As you might note, this does require interpretation of poetry and therefore some literary analysis is involved. Music theory here will be necessary to not create a mis-match between the lyrics and the music.

Two common terms that get bandied about in pop music that are frequently cited to be important is the hook and the groove. These words are not theoretically well defined, and perhaps why to this day do not have any non-English word for them that we can use to obscure the phenomenon.

My best attempt at defining hook is the key memorable phrase of a song that the audience can recall and anticipate and when repeated by the performer, satisfies the audience's expectations. It is the performer telling the audience that they know what the audience is hearing.

The groove is similar. But instead of concerning the performer-audience relationship, it concerns the relationship between the band-members. If the band-members can anticipate the changes that come next, to the point that they can let the lead (often times the lead-singer) take control of the performer-audience relationship.

These to me seem to be the central feature of pop music.

  • It's interesting to see a list of song-types. Where did you get it? Historically a Broadside ballad was, as you say, "a topical song of (an) event that has happened." Nowadays a broadside is a fierce verbal attack. An anthem is certainly not "a topical song drawing the audience to observe" Commented Nov 12, 2020 at 21:01
  • There are two senses of "broadside": Philip Siebold referred to the broadside ballad, so called because its lyrics were printed on one side of a wide piece of paper, called a broadside or broadsheet. Your "fierce verbal attack" is a metaphorical extension of "broadside" which refers to a side of a warship or the cannon on that side. It's a coincidence that the meanings are expressed by identical words; the latter meaning doesn't refute Philip Siebold's reference.
    – Rosie F
    Commented Nov 14, 2020 at 6:49
  • In terms of the anthem, I refer to the liturgical origins of the anthem in the Anglican Church, where the congregation does not join in but instead left to the choir to impress upon the audience. Commented Nov 15, 2020 at 20:33

The "pop" in Pop Music is short for "popular". It can be said that this means that the songs are written to appeal to the largest audience, and this is partly true, but one cannot forget the element of pop music that composes new songs in the style of whatever was last popular. Pop Music is evolutionary in this way.

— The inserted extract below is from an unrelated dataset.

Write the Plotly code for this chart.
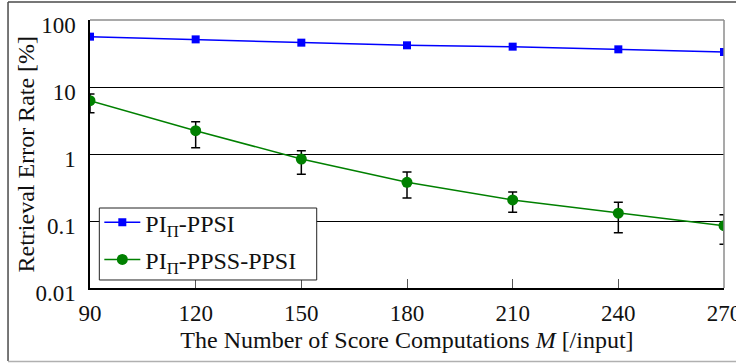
import plotly.graph_objects as go

# Score computations per input
m_values = [90, 120, 150, 180, 210, 240, 270]

# Retrieval error rate [%] for each scheme
ppsi_err = [56.4, 51.4, 45.9, 41.9, 40.0, 36.5, 33.3]
ppss_ppsi_err = [6.25, 2.23, 0.84, 0.378, 0.206, 0.131, 0.085]
ppss_ppsi_plus = [1.62, 0.80, 0.28, 0.16, 0.065, 0.059, 0.039]
ppss_ppsi_minus = [2.11, 0.99, 0.34, 0.158, 0.071, 0.064, 0.040]

y_ticks = [0.01, 0.1, 1, 10, 100]
y_tick_text = ["0.01", "0.1", "1", "10", "100"]
x_ticks = [90, 120, 150, 180, 210, 240, 270]

SERIF = "Liberation Serif, Times New Roman, serif"

fig = go.Figure()

fig.add_trace(go.Scatter(
    x=m_values, y=ppsi_err, mode="lines+markers",
    name="PI<sub>Π</sub>-PPSI", legendgroup="a",
    line=dict(color="#0000ff", width=1.5),
    marker=dict(symbol="square", size=8, color="#0000ff"),
))

fig.add_trace(go.Scatter(
    x=m_values, y=ppss_ppsi_err, mode="lines+markers",
    name="PI<sub>Π</sub>-PPSS-PPSI", legendgroup="b",
    line=dict(color="#008000", width=1.5),
    marker=dict(symbol="circle", size=11, color="#008000"),
    error_y=dict(type="data", symmetric=False,
                 array=ppss_ppsi_plus, arrayminus=ppss_ppsi_minus,
                 color="#000000", thickness=1.5, width=4.5),
))

# Outer frame lines around the figure and the grey top/right plot border
frame = [
    dict(x0=-0.1293, x1=1.05, y0=1.067, y1=1.067, color="#4a4a4a"),
    dict(x0=-0.1293, x1=-0.1293, y0=-0.272, y1=1.067, color="#4a4a4a"),
    dict(x0=-0.1293, x1=1.05, y0=-0.274, y1=-0.274, color="#b0b0b0"),
    dict(x0=0, x1=1, y0=1, y1=1, color="#8c8c8c"),
    dict(x0=1, x1=1, y0=0, y1=1, color="#8c8c8c"),
]
shapes = [
    dict(type="line", xref="paper", yref="paper",
         x0=f["x0"], x1=f["x1"], y0=f["y0"], y1=f["y1"],
         line=dict(color=f["color"], width=1.5), layer="above")
    for f in frame
]
# Legend frame (white box that hides the grid line behind it)
shapes.append(dict(
    type="rect", xref="paper", yref="paper",
    x0=0.0147, x1=0.3576, y0=0.0299, y1=0.2985,
    fillcolor="white", line=dict(color="#222222", width=1), layer="above",
))

fig.update_layout(
    width=736, height=363,
    margin=dict(l=90, r=12, t=20, b=75),
    paper_bgcolor="white", plot_bgcolor="white",
    font=dict(family=SERIF, size=23, color="#111111"),
    shapes=shapes,
    showlegend=True,
    legend=dict(
        x=0.0147, y=0.328, xanchor="left", yanchor="top",
        bgcolor="rgba(0,0,0,0)", borderwidth=0,
        font=dict(family=SERIF, size=24, color="#111111"),
        itemwidth=36, tracegroupgap=3,
    ),
    xaxis=dict(
        range=[90, 270], tickvals=x_ticks,
        showgrid=False, zeroline=False,
        showline=True, linecolor="#000000", linewidth=1.5,
        ticks="inside", ticklen=9, tickcolor="#555555", tickwidth=1,
        tickfont=dict(size=23), ticklabelstandoff=4,
        ticklabeloverflow="allow", automargin=False,
        title=dict(text="The Number of Score Computations <i>M</i> [/input]",
                   font=dict(size=24), standoff=6),
    ),
    yaxis=dict(
        type="log", range=[-2, 2],
        tickvals=y_ticks, ticktext=y_tick_text,
        showgrid=True, gridcolor="#000000", gridwidth=1.2,
        zeroline=False,
        showline=True, linecolor="#000000", linewidth=1.5,
        ticks="", ticklabelstandoff=8, ticklabelshift=5,
        ticklabeloverflow="allow", automargin=False,
        tickfont=dict(size=23),
    ),
    annotations=[dict(
        text="Retrieval Error Rate [%]", textangle=-90,
        xref="paper", yref="paper", x=-0.1002, y=0.5,
        xanchor="center", yanchor="middle", showarrow=False,
        font=dict(family=SERIF, size=24, color="#111111"),
    )],
)

fig.write_html("out.html")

This is why you may fail to find any strong links that connect all of pop music throughout all time. But you can certainly find connections between the most popular "pop" songs of the season and their counterparts in the previous season. For instance, hip hop was once considered to be "outsider" music. But as hip hop became more popular as a niche genre, it began to bleed into Pop music. So much so, that in the early late 90s and early 2000s, it was common for nearly every pop song to feature a rap interlude. Now, in the 2010s, Electronic Dance Music has become the popular niche that has bled into Pop. The rap interludes are often left out in favor of "Pop Drops" wherein what would usually be a chorus is now just an EDM style musical drop.

In both these instances, Pop borrowed from whatever niche trend was popular at the time. This is why pop from 2017 will not sound much like pop from 1991, even though one might be able to find some trace similarities.

So in short, "Pop" is not its own genre like Country. "Pop" is continually changing as it is influenced by whatever niche musical trends happen to be popular at the moment.